To get started, you will need to download at least version 1.1.9 of the RNode Configuration Utility. You can grab the source-code from GitHub and run it from that, but the easiest way by far is to simply install it with
pip3, if you already have that installed on your system (if not, go install
pip3 now, it will come in handy later).
rnodeconf, open up a terminal and type:
pip3 install rnodeconf
After a few seconds, you should have
rnodeconf installed and ready to go. If this is the very first time you install something with
pip3, you might need to close your terminal and open it again, for the
rnodeconf command to become available.
Attention! At this point, it is probably a good idea to make a separate directory for storing files related to your RNode installations. While this step is not strictly necessary, it can be very useful at a later point if you intend to make a lot of RNodes, and want to use some of the more advanced functionality. In your terminal make a new directory and enter it:
mkdir rnode_installs cd rnode_installs
The autoinstaller will give each RNode you make a unique (but completely anonymous) hardware ID, that you can later use for various things such as addressing and remote configuration, but for this to work, the installer needs to store a database of the devices you make, so be sure to install your RNodes from the same directory, if you want this functionality.
We are now ready to start installing the firmware. To install the RNode firmware on your devices, run the RNode autoinstaller using this command:
The installer will now ask you to insert the device you want to set up, scan for connected serial ports, and ask you a number of questions regarding the device. When it has the information it needs, it will install the correct firmware and configure the necessary parameters in the device EEPROM for it to function properly.
If the install goes well, you will be greated with a success message telling you that your device is now ready. To confirm everything is OK, you can query the device info with:
rnodeconf --info /dev/ttyUSB0
Remember to replace
/dev/ttyUSB0 with the actual port the installer used in the previous step. You should now see
rnodeconf connect to your device and show something like this:
[2022-01-27 20:11:22] Opening serial port /dev/ttyUSB0... [2022-01-27 20:11:25] Device connected [2022-01-27 20:11:25] Current firmware version: 1.26 [2022-01-27 20:11:25] Reading EEPROM... [2022-01-27 20:11:25] EEPROM checksum correct [2022-01-27 20:11:25] Device signature validated [2022-01-27 20:11:25] [2022-01-27 20:11:25] Device info: [2022-01-27 20:11:25] Product : LilyGO LoRa32 v2.0 850 - 950 MHz (b0:b8:36) [2022-01-27 20:11:25] Device signature : Validated - Local signature [2022-01-27 20:11:25] Firmware version : 1.26 [2022-01-27 20:11:25] Hardware revision : 1 [2022-01-27 20:11:25] Serial number : 00:00:00:02 [2022-01-27 20:11:25] Frequency range : 850.0 MHz - 950.0 MHz [2022-01-27 20:11:25] Max TX power : 17 dBm [2022-01-27 20:11:25] Manufactured : 2022-01-27 20:10:32 [2022-01-27 20:11:25] Device mode : Normal (host-controlled)
On the hardware side, you should see the status LED flashing briefly approximately every 2 seconds.

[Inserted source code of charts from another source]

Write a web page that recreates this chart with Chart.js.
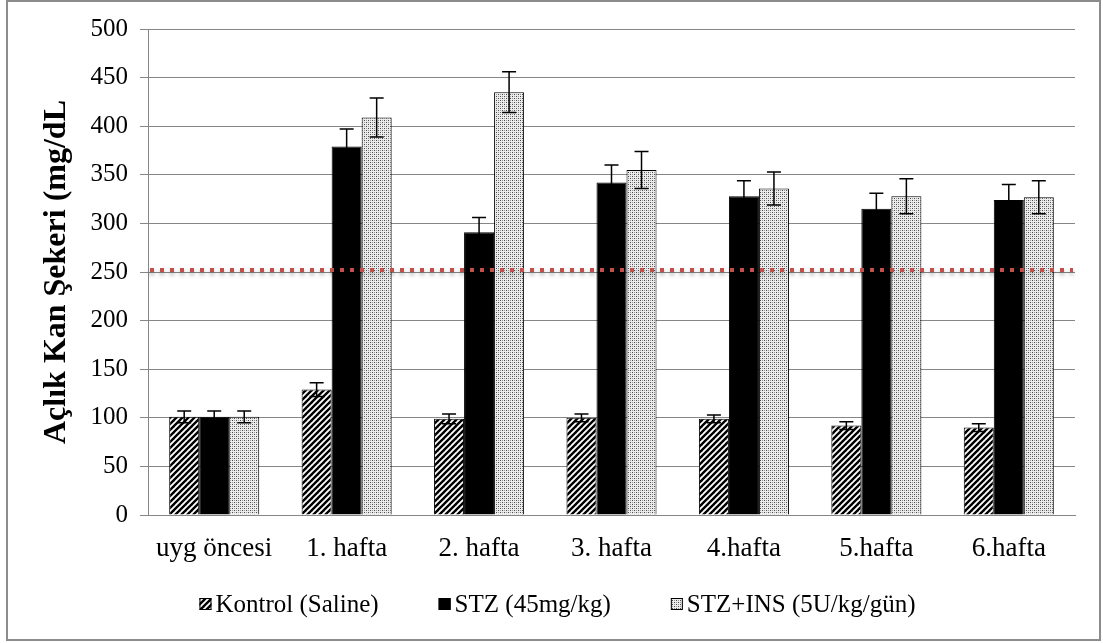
<!DOCTYPE html>
<html>
<head>
<meta charset="utf-8">
<script src="https://cdn.jsdelivr.net/npm/chart.js@4/dist/chart.umd.min.js"></script>
<style>
  html, body { margin: 0; padding: 0; background: #fff; }
  canvas { display: block; }
</style>
</head>
<body>
<canvas id="glucose" width="1103" height="643"></canvas>
<script>
const weeks = [ "uyg öncesi", "1. hafta", "2. hafta", "3. hafta", "4.hafta", "5.hafta", "6.hafta" ];

const kontrol = [ 101, 129, 99, 100, 99, 92, 90 ];
const kontrolErr = [ 6, 7, 5, 4, 4, 4, 4 ];

const stz = [ 101, 379, 291, 342, 328, 315, 324 ];
const stzErr = [ 6, 18, 15, 18, 16, 16, 16 ];

const stzIns = [ 101, 409, 435, 355, 336, 328, 327 ];
const stzInsErr = [ 6, 20, 21, 19, 17, 18, 17 ];

const diabetesLimit = 252;

const serif = "'Liberation Serif', 'Times New Roman', serif";

// small tiles for the hatched / dotted bar fills
function makeTile ( size, paint ) {
  const c = document.createElement( "canvas" );
  c.width = size;
  c.height = size;
  const g = c.getContext( "2d" );
  paint( g, size );
  return document.getElementById( "glucose" ).getContext( "2d" ).createPattern( c, "repeat" );
}

const stripes = makeTile( 6, ( g, s ) => {
  g.fillStyle = "#fff";
  g.fillRect( 0, 0, s, s );
  g.strokeStyle = "#000";
  g.lineWidth = 2.4;
  g.lineCap = "square";
  for ( let k = -1; k <= 1; k++ ) {
    g.beginPath();
    g.moveTo( k * s - 1, s + 1 );
    g.lineTo( k * s + s + 1, -1 );
    g.stroke();
  }
} );

const dots = makeTile( 4, ( g, s ) => {
  g.fillStyle = "#ececec";
  g.fillRect( 0, 0, s, s );
  g.fillStyle = "#4a4a4a";
  g.fillRect( 0, 0, 1, 1 );
  g.fillRect( 2, 2, 1, 1 );
  g.fillStyle = "#999";
  g.fillRect( 2, 0, 1, 1 );
  g.fillRect( 0, 2, 1, 1 );
} );

const errors = [ kontrolErr, stzErr, stzInsErr ];

const frame = {
  id: "frame",
  beforeDraw ( chart ) {
    const c = chart.ctx;
    c.save();
    c.fillStyle = "#fff";
    c.fillRect( 0, 0, chart.width, chart.height );
    c.strokeStyle = "#8c8c8c";
    c.lineWidth = 2;
    c.strokeRect( 7, 1, chart.width - 10, chart.height - 4 );
    c.restore();
  }
};

const limitLine = {
  id: "limitLine",
  afterDatasetsDraw ( chart ) {
    const c = chart.ctx;
    const y = chart.scales.y.getPixelForValue( diabetesLimit );
    const { left, right } = chart.chartArea;
    c.save();
    c.strokeStyle = "#c0504d";
    c.lineWidth = 4;
    c.setLineDash( [ 4, 6 ] );
    c.shadowColor = "rgba(0,0,0,0.35)";
    c.shadowBlur = 4;
    c.shadowOffsetY = 3;
    c.beginPath();
    c.moveTo( left + 2, y );
    c.lineTo( right - 2, y );
    c.stroke();
    c.restore();
  }
};

const errorBars = {
  id: "errorBars",
  afterDatasetsDraw ( chart ) {
    const c = chart.ctx;
    const ys = chart.scales.y;
    c.save();
    c.strokeStyle = "#000";
    c.lineWidth = 1.5;
    chart.data.datasets.forEach( ( ds, i ) => {
      const meta = chart.getDatasetMeta( i );
      meta.data.forEach( ( bar, j ) => {
        const v = ds.data[ j ];
        const e = errors[ i ][ j ];
        const top = ys.getPixelForValue( v + e );
        const bot = ys.getPixelForValue( v - e );
        c.beginPath();
        c.moveTo( bar.x, top );
        c.lineTo( bar.x, bot );
        c.moveTo( bar.x - 7, top );
        c.lineTo( bar.x + 7, top );
        c.moveTo( bar.x - 7, bot );
        c.lineTo( bar.x + 7, bot );
        c.stroke();
      } );
    } );
    c.restore();
  }
};

// legend row at the bottom: small swatch right next to its text
const swatchLegend = {
  id: "swatchLegend",
  afterDraw ( chart ) {
    const c = chart.ctx;
    const box = 12, gap = 4, spacing = 60;
    const y = 604;
    c.save();
    c.font = "25px " + serif;
    c.textBaseline = "middle";
    const items = chart.data.datasets.map( ds => ( {
      ds, w: box + gap + c.measureText( ds.label ).width
    } ) );
    const total = items.reduce( ( a, it ) => a + it.w, 0 ) + spacing * ( items.length - 1 );
    let x = chart.width / 2 + 6 - total / 2;
    items.forEach( it => {
      c.fillStyle = it.ds.backgroundColor;
      c.fillRect( x, y - box / 2, box, box );
      c.strokeStyle = "#000";
      c.lineWidth = 1;
      c.strokeRect( x + 0.5, y - box / 2 + 0.5, box - 1, box - 1 );
      c.fillStyle = "#000";
      c.fillText( it.ds.label, x + box + gap, y + 1 );
      x += it.w + spacing;
    } );
    c.restore();
  }
};

new Chart( document.getElementById( "glucose" ), {
  type: "bar",
  data: {
    labels: weeks,
    datasets: [
      { label: "Kontrol (Saline)", data: kontrol, backgroundColor: stripes, borderColor: "#000", borderWidth: 1 },
      { label: "STZ (45mg/kg)", data: stz, backgroundColor: "#000", borderColor: "#000", borderWidth: 1 },
      { label: "STZ+INS (5U/kg/gün)", data: stzIns, backgroundColor: dots, borderColor: "#000", borderWidth: 1 }
    ]
  },
  options: {
    responsive: false,
    animation: false,
    layout: { padding: { top: 29, right: 28, bottom: 61, left: 0 } },
    datasets: { bar: { categoryPercentage: 0.68, barPercentage: 1 } },
    plugins: {
      legend: { display: false },
      tooltip: { enabled: false }
    },
    scales: {
      x: {
        grid: { display: false, drawTicks: false },
        border: { display: true, color: "#868686", width: 1 },
        ticks: { font: { family: serif, size: 27 }, color: "#000", padding: 18 },
        afterFit ( s ) { s.height = 67; }
      },
      y: {
        min: 0,
        max: 500,
        ticks: { stepSize: 50, font: { family: serif, size: 25 }, color: "#000", padding: 12 },
        grid: { color: "#868686", lineWidth: 1, tickLength: 8, drawTicks: true },
        border: { display: true, color: "#868686", width: 1 },
        title: {
          display: true,
          text: "Açlık Kan Şekeri (mg/dL",
          font: { family: serif, size: 32, weight: "bold" },
          color: "#000",
          padding: { top: 38, bottom: 0 }
        },
        afterFit ( s ) { s.width = 148; }
      }
    }
  },
  plugins: [ frame, limitLine, errorBars, swatchLegend ]
} );
</script>
</body>
</html>
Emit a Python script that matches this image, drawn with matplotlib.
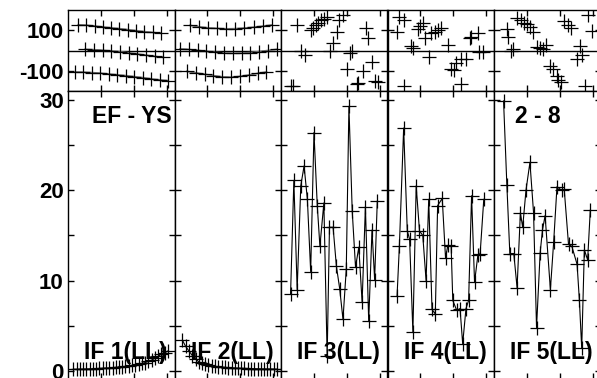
import matplotlib
matplotlib.use("Agg")
import matplotlib.pyplot as plt

plt.rcParams['font.family'] = ['Liberation Sans', 'DejaVu Sans']
plt.rcParams['font.weight'] = 'bold'

# ---- data ----
# top row, panels 1-2: three lines each
p1_x1 = [3.1, 5.6, 8.1, 10.6, 13.1, 15.6, 18.2, 20.7, 23.2, 25.7, 28.2]
p1_y1 = [127, 125, 121, 116, 112, 108, 103, 98, 93, 89, 85]
p1_x2 = [5.2, 7.8, 10.5, 13.1, 15.7, 18.4, 21.0, 23.6, 26.3, 28.9]
p1_y2 = [6, 4, 1, -2, -6, -11, -17, -23, -29, -34]
p1_x3 = [2.1, 4.7, 7.2, 9.8, 12.4, 14.9, 17.5, 20.1, 22.7, 25.2, 27.8, 30.4]
p1_y3 = [-106, -107, -109, -112, -116, -120, -124, -129, -134, -140, -145, -149]

p2_x1 = [4.7, 7.5, 10.2, 13.0, 15.7, 18.5, 21.2, 24.0, 26.7, 29.5]
p2_y1 = [124, 117, 112, 109, 107, 108, 111, 115, 120, 126]
p2_x2 = [1.7, 4.4, 7.0, 9.7, 12.4, 15.0, 17.7, 20.4, 23.0, 25.7, 28.3, 31.0]
p2_y2 = [8, 5, 1, -4, -9, -12, -14, -13, -10, -5, 0, 6]
p2_x3 = [3.7, 6.4, 9.1, 11.8, 14.5, 17.1, 19.8, 22.5, 25.2, 27.9]
p2_y3 = [-103, -110, -117, -124, -130, -132, -128, -121, -113, -106]

# top row, panels 3-5: scattered points
p3_x = [3.1, 3.7, 5.0, 6.0, 7.2, 9.0, 9.8, 10.5, 11.1, 12.1, 13.1, 14.1, 14.8, 15.9,
        16.9, 17.6, 18.9, 19.9, 20.9, 21.6, 23.0, 23.5, 25.0, 25.7, 26.5, 27.7, 28.6, 29.4]
p3_y = [-177, -173, 126, 0, -24, 102, 113, 124, 134, 150, 158, 166, -3, 35,
        92, 150, 173, -89, -13, 0, -166, -161, -100, 113, 60, -56, -150, -156]
p4_x = [2.8, 3.6, 4.9, 5.1, 7.1, 7.6, 9.1, 9.9, 10.7, 11.5, 12.7, 13.2, 14.4, 15.2,
        16.3, 18.3, 19.3, 20.1, 20.8, 22.2, 22.4, 23.9, 24.9, 25.4, 27.4, 27.9, 28.9]
p4_y = [89, 166, -173, 150, 21, 11, 108, 121, 134, 60, -32, 85, 92, 102,
        113, 27, -89, -97, -64, -166, -44, -44, 60, 65, 85, -5, -8]
p5_x = [3.8, 4.3, 5.3, 5.8, 7.1, 8.1, 9.1, 10.1, 10.8, 11.9, 12.9, 13.9, 14.9, 15.9,
        16.9, 17.9, 19.0, 19.5, 20.3, 21.3, 22.5, 23.5, 25.1, 26.1, 26.6, 27.6, 28.6, 29.6]
p5_y = [105, 65, 0, 5, 161, 150, 137, 129, 118, 92, 16, 11, 8, 27,
        -76, -92, -124, -145, -156, 145, 124, 113, -40, 21, -24, -177, 173, 97]

# bottom row: IF 1 .. IF 5
if1_x = [1.6, 2.6, 3.6, 4.6, 5.6, 6.6, 7.5, 8.5, 9.5, 10.5, 11.5, 12.5, 13.5, 14.5, 15.5,
         16.5, 17.4, 18.4, 19.4, 20.4, 21.4, 22.4, 23.4, 24.4, 25.4, 26.4, 27.3, 28.3, 29.3, 30.3]
if1_y = [0.18, 0.18, 0.19, 0.2, 0.21, 0.22, 0.24, 0.25, 0.27, 0.29,
         0.31, 0.33, 0.36, 0.39, 0.42, 0.45, 0.5, 0.55, 0.6, 0.66,
         0.73, 0.82, 0.92, 1.05, 1.2, 1.4, 1.6, 1.85, 2.0, 2.2]
if2_x = [2.4, 3.4, 4.4, 5.4, 6.4, 7.4, 8.3, 9.3, 10.3, 11.3, 12.3, 13.3, 14.3, 15.3, 16.3,
         17.3, 18.2, 19.2, 20.2, 21.2, 22.2, 23.2, 24.2, 25.2, 26.2, 27.2, 28.1, 29.1, 30.1, 31.1]
if2_y = [3.4, 2.7, 2.2, 1.7, 1.3, 1.0, 0.85, 0.72, 0.62, 0.55,
         0.5, 0.45, 0.42, 0.39, 0.36, 0.34, 0.32, 0.3, 0.28, 0.27,
         0.26, 0.25, 0.24, 0.23, 0.22, 0.21, 0.21, 0.2, 0.2, 0.19]
if3_x = [2.9, 3.9, 4.9, 6.0, 7.0, 8.0, 9.0, 10.0, 11.0, 11.8, 13.0, 14.0, 14.7, 15.8,
         16.8, 17.8, 18.8, 19.8, 20.6, 21.6, 22.6, 23.6, 24.6, 25.6, 26.6, 27.6, 28.4, 29.2]
if3_y = [8.5, 21.1, 9.0, 20.5, 22.7, 19.0, 11.0, 26.4, 18.3, 13.8, 18.6, 1.6, 15.9, 15.9,
         11.6, 9.1, 5.7, 11.3, 29.3, 17.7, 11.5, 13.7, 7.6, 18.2, 5.5, 15.6, 10.1, 18.8]
if4_x = [2.9, 3.6, 4.9, 6.0, 6.7, 7.7, 8.7, 9.7, 10.7, 11.7, 12.5, 13.5, 14.5, 15.2, 16.6,
         17.6, 18.3, 19.3, 19.8, 21.0, 22.0, 22.8, 23.8, 24.6, 25.5, 26.4, 27.4, 28.1, 29.2]
if4_y = [8.3, 13.8, 26.9, 15.5, 14.6, 4.3, 20.5, 15.5, 15.0, 10.0, 19.0, 6.8, 6.3, 18.3, 19.1,
         12.5, 13.9, 13.8, 7.8, 6.7, 6.9, 3.0, 6.9, 7.8, 19.4, 9.8, 12.8, 13.0, 19.0]
if5_x = [2.9, 3.9, 4.8, 6.0, 7.0, 8.0, 8.7, 9.7, 10.9, 12.0, 12.9, 14.0, 14.7, 15.5,
         17.1, 18.1, 19.1, 20.5, 21.3, 22.6, 23.6, 25.2, 25.9, 26.6, 27.4, 28.4, 29.2]
if5_y = [29.9, 20.6, 13.0, 13.0, 9.2, 17.5, 15.9, 20.0, 23.1, 17.5, 4.8, 13.1, 15.6, 17.2,
         9.0, 14.3, 20.4, 20.0, 20.1, 14.0, 13.8, 11.8, 7.8, 2.5, 13.4, 12.3, 17.8]

bottom_x = [if1_x, if2_x, if3_x, if4_x, if5_x]
bottom_y = [if1_y, if2_y, if3_y, if4_y, if5_y]
bottom_names = ["IF 1(LL)", "IF 2(LL)", "IF 3(LL)", "IF 4(LL)", "IF 5(LL)"]

# ---- figure ----
W, H = 597, 378
fig = plt.figure(figsize=(W / 100, H / 100), dpi=100)

left0 = 68
pw = 106.5
top_row = []
bot_row = []
for i in range(5):
    l = (left0 + i * pw) / W
    axt = fig.add_axes([l, (H - 91) / H, pw / W, 81 / H])
    axb = fig.add_axes([l, -1 / H, pw / W, 288 / H])
    top_row.append(axt)
    bot_row.append(axb)

mk = dict(marker='+', markersize=9.5, markeredgewidth=0.9, markeredgecolor='black')

# top row
for j, ax in enumerate(top_row):
    ax.axhline(0, color='black', lw=1.0, zorder=1)
    ax.set_xlim(0, 32.3)
    ax.set_ylim(-200, 200)
    ax.set_xticks([10, 20, 30])
    ax.set_yticks([-100, 100])
    ax.set_xticklabels([])
    if j == 0:
        ax.set_yticklabels(["-100", "100"])
    else:
        ax.set_yticklabels([])

top_row[0].plot(p1_x1, p1_y1, color='#777777', lw=1.2, **mk)
top_row[0].plot(p1_x2, p1_y2, color='#777777', lw=1.2, **mk)
top_row[0].plot(p1_x3, p1_y3, color='#777777', lw=1.2, **mk)
top_row[1].plot(p2_x1, p2_y1, color='#777777', lw=1.2, **mk)
top_row[1].plot(p2_x2, p2_y2, color='#777777', lw=1.2, **mk)
top_row[1].plot(p2_x3, p2_y3, color='#777777', lw=1.2, **mk)
top_row[2].plot(p3_x, p3_y, linestyle='none', **mk)
top_row[3].plot(p4_x, p4_y, linestyle='none', **mk)
top_row[4].plot(p5_x, p5_y, linestyle='none', **mk)

# bottom row
for j, ax in enumerate(bot_row):
    ax.plot(bottom_x[j], bottom_y[j], color='black', lw=0.8, **mk)
    ax.set_xlim(0, 32.3)
    ax.set_ylim(-0.9, 31)
    ax.set_xticks([10, 20, 30])
    ax.set_yticks([0, 5, 10, 15, 20, 25, 30])
    ax.set_xticklabels([])
    if j == 0:
        ax.set_yticklabels(["0", "", "10", "", "20", "", "30"])
    else:
        ax.set_yticklabels([])
    ax.text(0.54, 0.07, bottom_names[j], transform=ax.transAxes, ha='center',
            va='baseline', fontsize=16.5, fontweight='bold')

bot_row[0].text(0.225, 0.889, "EF - YS", transform=bot_row[0].transAxes,
                ha='left', va='baseline', fontsize=16.5, fontweight='bold')
bot_row[4].text(0.197, 0.889, "2 - 8", transform=bot_row[4].transAxes,
                ha='left', va='baseline', fontsize=16.5, fontweight='bold')

for ax in top_row + bot_row:
    ax.tick_params(direction='in', length=4.5, width=1, top=True, right=True,
                   labelsize=16, pad=3)
    for s in ax.spines.values():
        s.set_linewidth(1.0)
        s.set_color('black')

fig.savefig("out.png", dpi=100)
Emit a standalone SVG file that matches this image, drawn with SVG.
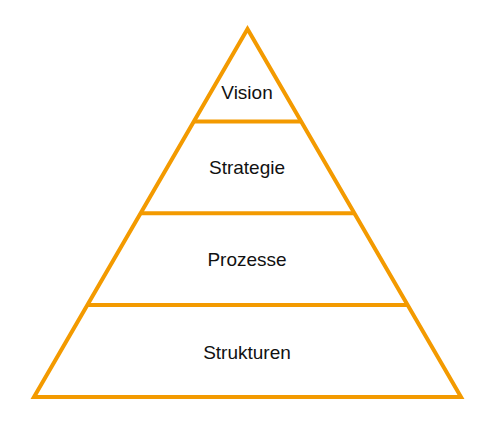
<svg xmlns="http://www.w3.org/2000/svg" width="498" height="437" viewBox="0 0 498 437">
<style>
.ln{stroke:#F39A00;stroke-width:4;fill:none;stroke-linejoin:miter}
.t{font-family:"Liberation Sans",Arial,sans-serif;font-size:19px;fill:#111;text-anchor:middle}
</style>
<rect width="498" height="437" fill="#fff"/>
<g id="pyramid">
<polygon class="ln" points="247.5,29 461,397 34,397"/>
</g>
<g id="connectors">
<line class="ln" x1="194" y1="121.5" x2="301" y2="121.5"/>
<line class="ln" x1="141" y1="213.3" x2="354" y2="213.3"/>
<line class="ln" x1="88" y1="305" x2="407" y2="305"/>
</g>
<g id="vision"><text class="t" x="247" y="98.5">Vision</text></g>
<g id="strategie"><text class="t" x="247" y="174">Strategie</text></g>
<g id="prozesse"><text class="t" x="247" y="266">Prozesse</text></g>
<g id="strukturen"><text class="t" x="247" y="358.5">Strukturen</text></g>
</svg>
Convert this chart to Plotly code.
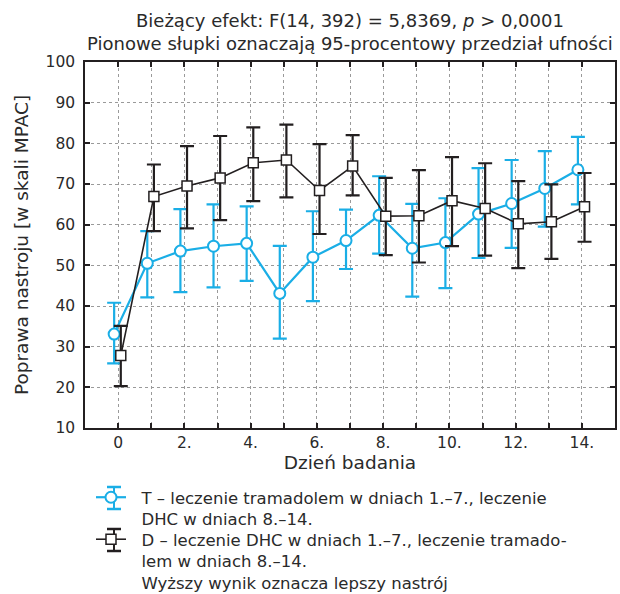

If all of the above checks out, congratulations! Your RNode is now ready to use.
If you want to use it with Reticulum, Nomad Network, LoRaMon, or other such applications, leave it in the default
Normal (host-controlled) mode. Reticulum added support for multiplatform and homemade RNodes in version 0.3.2, so update to that version if you haven't already.
If you want to use it with legacy amateur radio applications that work with KISS TNCs, you shold set it up in TNC mode.